Summary of GABA Signalling

1) receptors involved in many disorders 2) disorders involve alterations; natural variations in GABA signalling contribute to natural variations in mood (puberty, post-partum); increased GABA signalling = reduced anxiety, decreased GABA signalling = increased anxiety + depression; modulating GABARs with drugs affects anxiety

Drugs affecting GABA

spectrum of effects related to dose; many drugs for anxiety, not just GABA

Anxiety - GABA Drugs

Benzodiazepines + SSRIs; Valium or Xanax; GAD, panic, OCD, SAD, withdrawal

Pain

private experience associated with injury or feeling that injury has occurred; adaptive → danger/withdraw

Acute Pain

brief, overlaps with healing following injury; normal, more manageable

Chronic Pain

persistent beyond healing period for injury; ex.
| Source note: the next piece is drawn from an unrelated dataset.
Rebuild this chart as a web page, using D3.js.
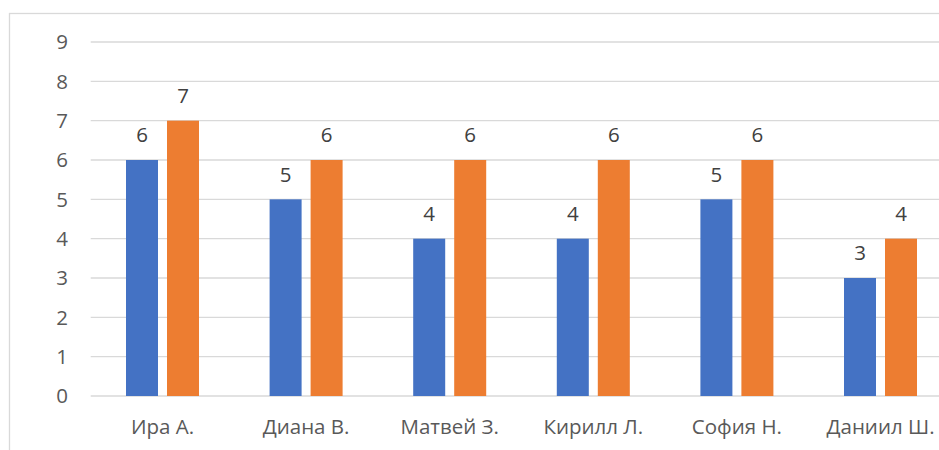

Migraine, diabetic neuropathy, arthritis

Chronic Pain Cause

following injury, lasting changes in nociceptive signaling system; sustained activation of peripheral nociceptive fibers → CNS hyperactivity

Nociceptive Signalling

convert info in NS to psychological experience of pain

Pain Pathways

primary afferent-second order sensory synapse in dorsal horn; activity of dorsal horn neurons modulated by interneurons; loss of interneurons following injury cause chronic pain

Inhibitory Balance Changes

1) death of interneurons increase pain; 2) with changes in transport across the membrane, inhibitory signals lose their value, becoming insufficiently inhibitory or even excitatory

Central Sensitization

even if inhibition is stable, increases in excitation can amplify pain-related signals; signaling at synapse may increase in strength after injury or other stimulation forms

Drugs for Pain

GABA signaling may regulate pain and GABARs target for analgesic drugs; activation of 𝛅GABAARs activation = analgesic effects;

Gabapentin

known for analgesic effects, increase 𝛅GABAAR expression